The fighting has sparked a mass exodus of foreigners and of Sudanese, in land, air and sea evacuations. “It’s very dangerous everywhere,” said Rawaa Hamad, who escaped from Port Sudan on an evacuation flight carrying 71 people to Qatar on Monday.

In Sudan, she said, people endure “a lack of everything – a lack of water, lack of fuel, lack of medicine, lack of even hospitals and doctors”.

The battles have killed more than 750 people and injured more than 5000, according to the Armed Conflict Location and Event Data Project.

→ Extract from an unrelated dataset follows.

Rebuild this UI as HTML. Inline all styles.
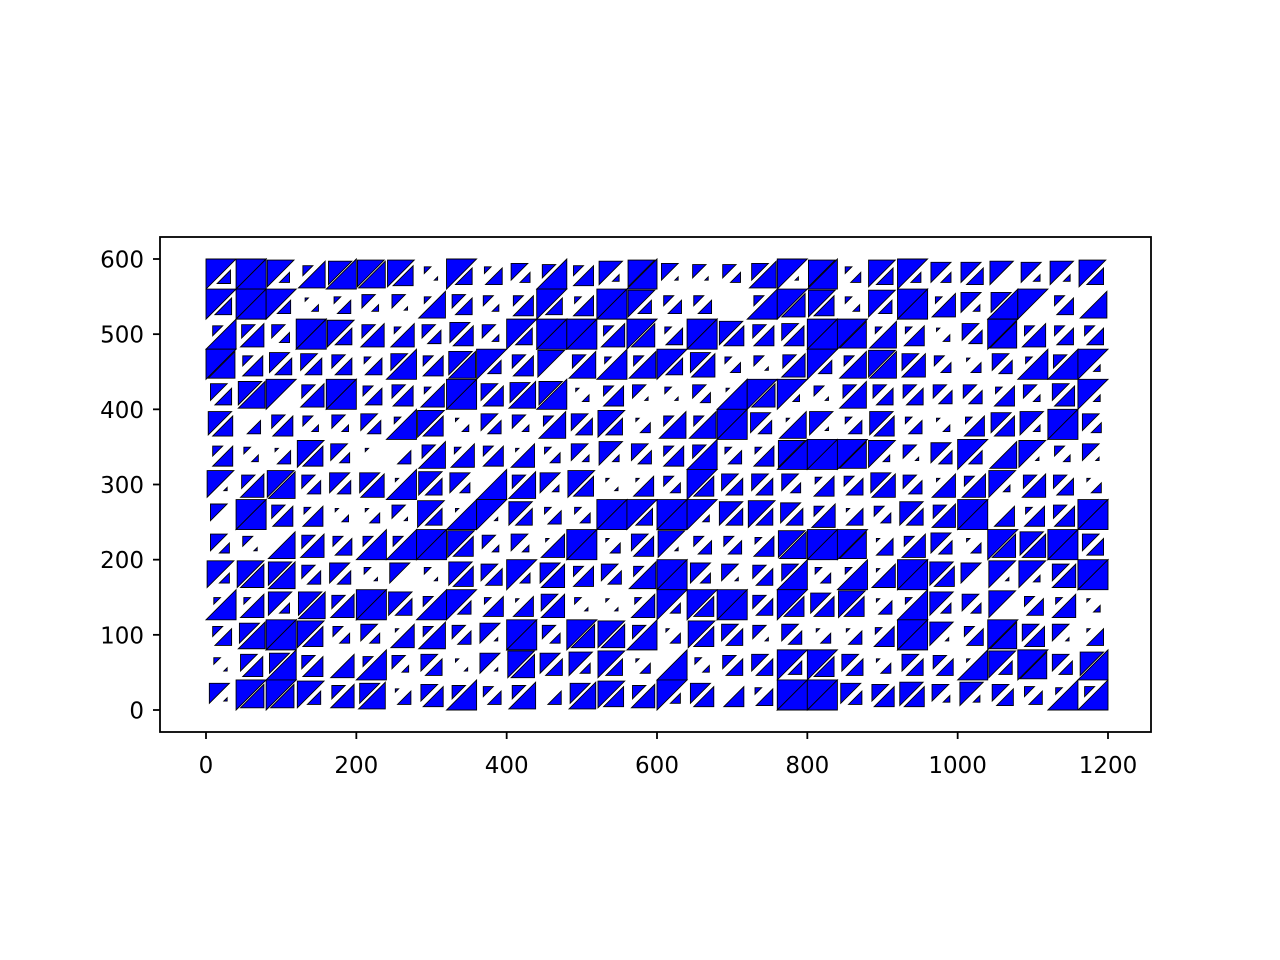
<!DOCTYPE html>
<html><head><meta charset="utf-8"><style>
body{margin:0;background:#fff}
svg{display:block}
text{font-family:"DejaVu Sans","Liberation Sans",sans-serif;font-size:23px;fill:#000}
</style></head><body>
<svg id="chart" width="1280" height="960">
<rect width="1280" height="960" fill="#fff"/>
<g id="marks"></g>
<rect x="160" y="237" width="991" height="495" fill="none" stroke="#000" stroke-width="1.8"/>
<g id="axes"></g>
</svg>
<script>
// sizes (0-9) per cell: pairs of upper-left triangle size, lower-right triangle size; rows listed from top (y=560) to bottom (y=0)
const rowSizes = [
"949983387988862195255349367289514143589189238593636570627285",
"959994122442412845323695269984343400399786228499276269903508",
"394743998547274466429599993797259976465699982826125498373535",
"983665554525593678944680482938956723314794388857331354294992",
"557890479935462799566879123641214319979231484545444426425692",
"760446324254298612544238558513383899641871247624122666729953",
"362214865310044827361723527254364924268999988241649408813251",
"814788446467197563094862861116339655555326356744173782474513",
"509946261213418519917524239995999275856537153375479906264699",
"533108473539399986425217991356813434268899981537641397779955",
"838778446421602176559367365438996351455923291799766081825799",
"292773784799753994261657211127939699459666861429735380352712",
"356899863353173844619943978749138655415413142699713598565115",
"215669460739425511618765738513092245559496551355451984985479",
"619797844768145649344804688647936606259999645676527255342939"
];
const xCategories = [0,40,80,120,160,200,240,280,320,360,400,440,480,520,560,600,640,680,720,760,800,840,880,920,960,1000,1040,1080,1120,1160];
const yCategories = [560,520,480,440,400,360,320,280,240,200,160,120,80,40,0];
const cellSize = 40;
const xTicks = [0,200,400,600,800,1000,1200];
const yTicks = [0,100,200,300,400,500,600];

const X = v => 206 + v*(902/1200);
const Y = v => 710 - v*(451/600);
const NS = "http://www.w3.org/2000/svg";
const marks = document.getElementById('marks');
function tri(pts, scale, name){
  const cx = (pts[0][0]+pts[1][0]+pts[2][0])/3, cy = (pts[0][1]+pts[1][1]+pts[2][1])/3;
  const p = document.createElementNS(NS,'polygon');
  p.setAttribute('points', pts.map(q=>(cx+(q[0]-cx)*scale).toFixed(2)+','+(cy+(q[1]-cy)*scale).toFixed(2)).join(' '));
  p.setAttribute('fill','#0000ff');
  p.setAttribute('stroke','#000');
  p.setAttribute('stroke-width','0.9');
  
  
  marks.appendChild(p);
}
rowSizes.forEach((row, r) => {
  const s = row.replace(/\s/g,'').padEnd(60,'5');
  xCategories.forEach((x0, c) => {
    const y0 = yCategories[r];
    const a = Number(s[2*c])/9, b = Number(s[2*c+1])/9;
    const L = X(x0), R = X(x0+cellSize), T = Y(y0+cellSize), B = Y(y0);
    if (a>0.05) tri([[L,T],[R,T],[L,B]], a, 'triangle-upper');
    if (b>0.05) tri([[R,B],[L,B],[R,T]], b, 'triangle-lower');
  });
});
const axes = document.getElementById('axes');
xTicks.forEach(t => {
  const l = document.createElementNS(NS,'line');
  l.setAttribute('x1',X(t)); l.setAttribute('x2',X(t)); l.setAttribute('y1',732); l.setAttribute('y2',739);
  l.setAttribute('stroke','#000'); l.setAttribute('stroke-width','1.8');
  
  
  axes.appendChild(l);
  const tx = document.createElementNS(NS,'text');
  tx.setAttribute('x',X(t)); tx.setAttribute('y',773); tx.setAttribute('text-anchor','middle');
  tx.textContent = t;
  
  
  axes.appendChild(tx);
});
yTicks.forEach(t => {
  const l = document.createElementNS(NS,'line');
  l.setAttribute('x1',153); l.setAttribute('x2',160); l.setAttribute('y1',Y(t)); l.setAttribute('y2',Y(t));
  l.setAttribute('stroke','#000'); l.setAttribute('stroke-width','1.8');
  
  
  axes.appendChild(l);
  const tx = document.createElementNS(NS,'text');
  tx.setAttribute('x',144); tx.setAttribute('y',Y(t)+8.5); tx.setAttribute('text-anchor','end');
  tx.textContent = t;
  
  
  axes.appendChild(tx);
});
</script>
</body></html>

In Sudan’s long-troubled western region, almost 200 people have been killed in West Darfur state over the past two weeks, the UN said. It has warned of a widening humanitarian crisis, even as facilities of the UN and other aid groups have faced “large-scale looting”, including at the World Food Program in Khartoum at the weekend, a UN spokesperson said on Monday.

Fighting has already displaced 335,000 people and created in excess of 120,000 refugees who have fled north into Egypt, west to Chad, and to South Sudan.

Egypt’s foreign ministry warned of “the great humanitarian tragedy” of the conflict, “directly affecting Sudan’s neigh­bouring countries”, in a statement on Foreign Minister Sameh Shoukry’s visit on Monday to Chad and then South Sudan.

The UN top humanitarian official, Martin Griffiths, has travelled to the Saudi coastal city of Jeddah, and a UN official said Mr Griffiths had “asked to join the negotiations” between the warring sides, but his request had not been approved so far.

Saudi Arabia is pushing for “a timetable for expanded negoti­ations to reach a permanent cessation of hostilities”, its foreign ministry said.

The Jeddah talks, which are set to continue “in the following days”, aim to reach “an effective short-term halt” to the fighting, facilitating aid delivery and restoring basic services, it added.

US ambassador John Godfrey, while not commenting directly on the Jeddah talks, said in a statement that “Our immediate priority is to reach a durable ceasefire” and enable humanitarian assistance.

Multiple truce deals have been declared and quickly violated, in a country with a history of instability. Mediation efforts have multiplied. The Arab bloc is divided on Sudan, with Egypt supporting Lieutenant General Burhan and the United Arab Emirates backing the RSF.